Saqué el celular y calculé las distancias entre la ciudad de Nueva York y Montréal, a pie y en carro. Decidimos que la ruta debía estar alejada de cualquier aeropuerto o estación de tren. Que quizás pediríamos pon en el camino, que la una nunca se separaría de la otra y que esa era la única forma de sobrevivir un evento de tal naturaleza.

En la búsqueda de más información al respecto para fortalecer nuestro plan, me topé con una página auspiciada por el departamento de Homeland Security de los Estados Unidos (www. ready.gov/nuclear blast). Allí se encuentran todo tipo de directrices y recomendaciones. Desde esconderse en un sótano por un mes, quitarse la ropa y ponerla en una bolsa de plástico, hasta lavarse el cabello sin utilizar acondicionador para evitar que los restos de radiación se queden en el cuerpo.

Claro que, todo suena exagerado. Predecir este tipo de desenlaces raya en el delirio. Luego de digerir toda la conversación busqué un precedente vivido.
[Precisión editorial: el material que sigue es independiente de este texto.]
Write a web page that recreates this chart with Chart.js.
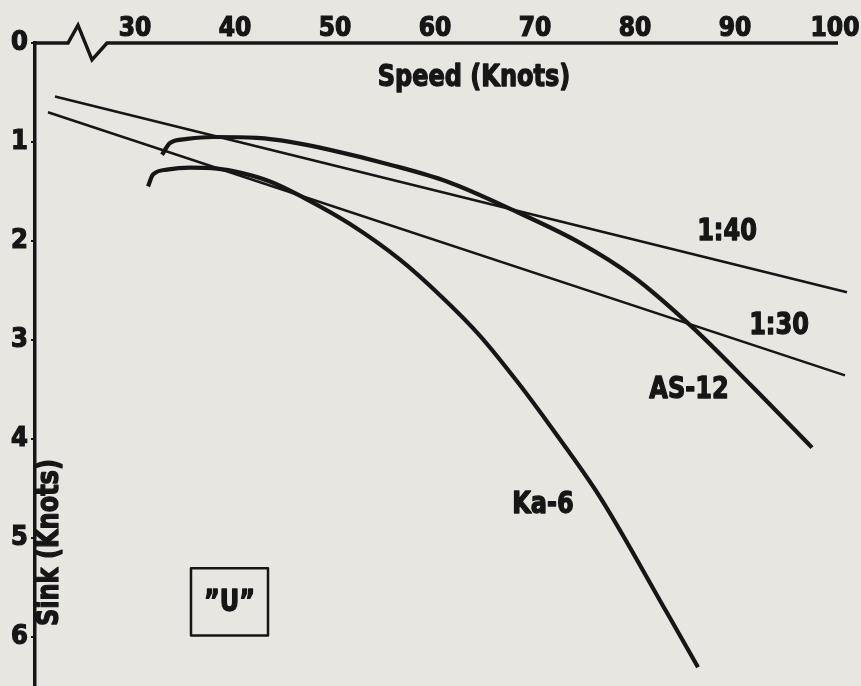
<!DOCTYPE html>
<html>
<head>
<meta charset="utf-8">
<script src="https://cdn.jsdelivr.net/npm/chart.js@4"></script>
<style>
  html, body { margin: 0; padding: 0; background: #e8e6e1; }
  #wrap { width: 861px; height: 686px; position: relative; }
</style>
</head>
<body>
<div id="wrap"><canvas id="c"></canvas></div>
<script>
// ---- data ----
const xTickValues = [30, 40, 50, 60, 70, 80, 90, 100];
const yTickValues = [0, 1, 2, 3, 4, 5, 6];

const ka6Speed = [31.0, 31.5, 32.9, 35.2, 37.9, 40.2, 43.2, 46.5, 51.2, 56.2, 60.2, 64.2, 67.9, 71.5, 76.2, 82.9, 86.0];
const ka6Sink  = [1.45, 1.33, 1.28, 1.26, 1.27, 1.31, 1.40, 1.56, 1.83, 2.19, 2.55, 2.96, 3.42, 3.91, 4.59, 5.76, 6.31];

const as12Speed = [32.4, 33.2, 34.9, 37.5, 41.9, 45.2, 49.2, 55.2, 60.9, 67.5, 74.2, 79.5, 85.4, 91.4, 97.4];
const as12Sink  = [1.13, 1.01, 0.97, 0.95, 0.96, 1.00, 1.08, 1.23, 1.40, 1.69, 2.02, 2.36, 2.87, 3.47, 4.09];

const glide40Speed = [21.7, 100.9];
const glide40Sink  = [0.54, 2.52];

const glide30Speed = [21.0, 100.7];
const glide30Sink  = [0.70, 3.36];

// top speed axis with its broken (zig-zag) start
const axisLineSpeed = [19.7, 23.0, 24.0, 25.4, 26.9, 100];
const axisLineSink  = [0, 0, -0.18, 0.17, 0, 0];

// ---- styling ----
const INK = '#161616';
const FAMILY = '"DejaVu Sans Condensed", "Liberation Sans Narrow", "DejaVu Sans", sans-serif';

function pts(xs, ys) { return xs.map((v, i) => ({ x: v, y: ys[i] })); }

const textPlugin = {
  id: 'chartTexts',
  afterDatasetsDraw(chart, args, opts) {
    const { ctx, scales: { x, y } } = chart;
    ctx.save();
    ctx.fillStyle = INK;
    ctx.strokeStyle = INK;
    ctx.textAlign = 'center';
    ctx.textBaseline = 'middle';
    ctx.lineJoin = 'round';
    for (const t of opts.items) {
      ctx.save();
      ctx.font = 'bold ' + t.size + 'px ' + FAMILY;
      ctx.translate(x.getPixelForValue(t.x), y.getPixelForValue(t.y));
      if (t.rotate) ctx.rotate(t.rotate);
      ctx.scale(opts.squeeze, 1);
      ctx.lineWidth = 1.3;
      ctx.strokeText(t.text, 0, 0);
      ctx.fillText(t.text, 0, 0);
      ctx.restore();
    }
    for (const b of opts.boxes) {
      const x0 = x.getPixelForValue(b.x0), x1 = x.getPixelForValue(b.x1);
      const y0 = y.getPixelForValue(b.y0), y1 = y.getPixelForValue(b.y1);
      ctx.lineWidth = 2.5;
      ctx.strokeRect(x0, y0, x1 - x0, y1 - y0);
    }
    ctx.restore();
  }
};

new Chart(document.getElementById('c'), {
  type: 'scatter',
  data: {
    datasets: [
      { label: 'axis', data: pts(axisLineSpeed, axisLineSink), showLine: true, borderColor: INK, borderWidth: 3.5, pointRadius: 0, tension: 0, clip: false, borderJoinStyle: 'miter' },
      { label: '1:40', data: pts(glide40Speed, glide40Sink), showLine: true, borderColor: INK, borderWidth: 2.5, pointRadius: 0, clip: false },
      { label: '1:30', data: pts(glide30Speed, glide30Sink), showLine: true, borderColor: INK, borderWidth: 2.5, pointRadius: 0, clip: false },
      { label: 'AS-12', data: pts(as12Speed, as12Sink), showLine: true, borderColor: INK, borderWidth: 4.2, pointRadius: 0, cubicInterpolationMode: 'monotone' },
      { label: 'Ka-6', data: pts(ka6Speed, ka6Sink), showLine: true, borderColor: INK, borderWidth: 4.2, pointRadius: 0, cubicInterpolationMode: 'monotone' }
    ]
  },
  options: {
    responsive: true,
    maintainAspectRatio: false,
    animation: false,
    layout: { padding: { left: 0, top: 0, right: 23, bottom: 0 } },
    plugins: {
      legend: { display: false },
      tooltip: { enabled: false },
      chartTexts: {
        squeeze: 0.89,
        items: [
          { text: 'Speed (Knots)', x: 63.6, y: 0.36, size: 30 },
          { text: 'Sink (Knots)', x: 21.25, y: 5.05, size: 30, rotate: -Math.PI / 2 },
          { text: '1:40', x: 88.9, y: 1.91, size: 30 },
          { text: '1:30', x: 94.1, y: 2.86, size: 30 },
          { text: 'AS-12', x: 85.1, y: 3.51, size: 30 },
          { text: 'Ka-6', x: 70.5, y: 4.67, size: 30 },
          { text: '\u201dU\u201d', x: 39.15, y: 5.66, size: 30 }
        ],
        boxes: [ { x0: 35.3, x1: 43.0, y0: 5.31, y1: 5.99 } ]
      }
    },
    scales: {
      x: {
        type: 'linear',
        position: 'top',
        min: 19.7,
        max: 100,
        afterBuildTicks: (s) => { s.ticks = xTickValues.map(v => ({ value: v })); },
        afterFit: (s) => { s.height = 43; s.paddingLeft = 0; s.paddingRight = 0; },
        grid: { display: false, drawTicks: false },
        border: { display: false },
        ticks: { color: INK, textStrokeColor: INK, textStrokeWidth: 1.2, padding: 1, labelOffset: -3, maxRotation: 0, autoSkip: false, font: { family: FAMILY, size: 26, weight: 'bold', lineHeight: 1 } }
      },
      y: {
        type: 'linear',
        position: 'left',
        reverse: true,
        min: 0,
        max: 6.5,
        afterBuildTicks: (s) => { s.ticks = yTickValues.map(v => ({ value: v })); },
        afterFit: (s) => { s.width = 35; s.paddingTop = 0; s.paddingBottom = 0; },
        grid: { display: true, drawOnChartArea: false, drawTicks: true, tickLength: 4, color: INK, lineWidth: 2 },
        border: { display: true, color: INK, width: 3.5 },
        ticks: { color: INK, textStrokeColor: INK, textStrokeWidth: 1.2, padding: 3, autoSkip: false, font: { family: FAMILY, size: 27, weight: 'bold', lineHeight: 1 } }
      }
    }
  },
  plugins: [textPlugin]
});
</script>
</body>
</html>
No encontré ninguno porque apenas tenía nueve meses cuando culminó la guerra fría. La crisis de los misiles del 62’ era parte del repertorio de las muchas historias que mi padre me solía contar cuando intentaba educarme en asuntos mundiales. Sin embargo, yo no viví eso. Por eso se me escapan las palabras para describir, medir o catalogar este sentimiento de vacío y absoluta desconfianza en el porvenir.

Entonces recordé otra de las lecciones de mi padre que me inculcó durante la adolescencia. En aquel entonces, él me aconsejaba que en la vida siempre había que tener un fuga bag. Es decir, un bulto pequeño cargado con lo necesario para sobrevivir: una o dos piezas de ropa interior, un cambio de ropa y un billete de veinte dólares para cualquier eventualidad.

Hace más de diez años la idea me parecía insólita. Hoy, es un plan de emergencia.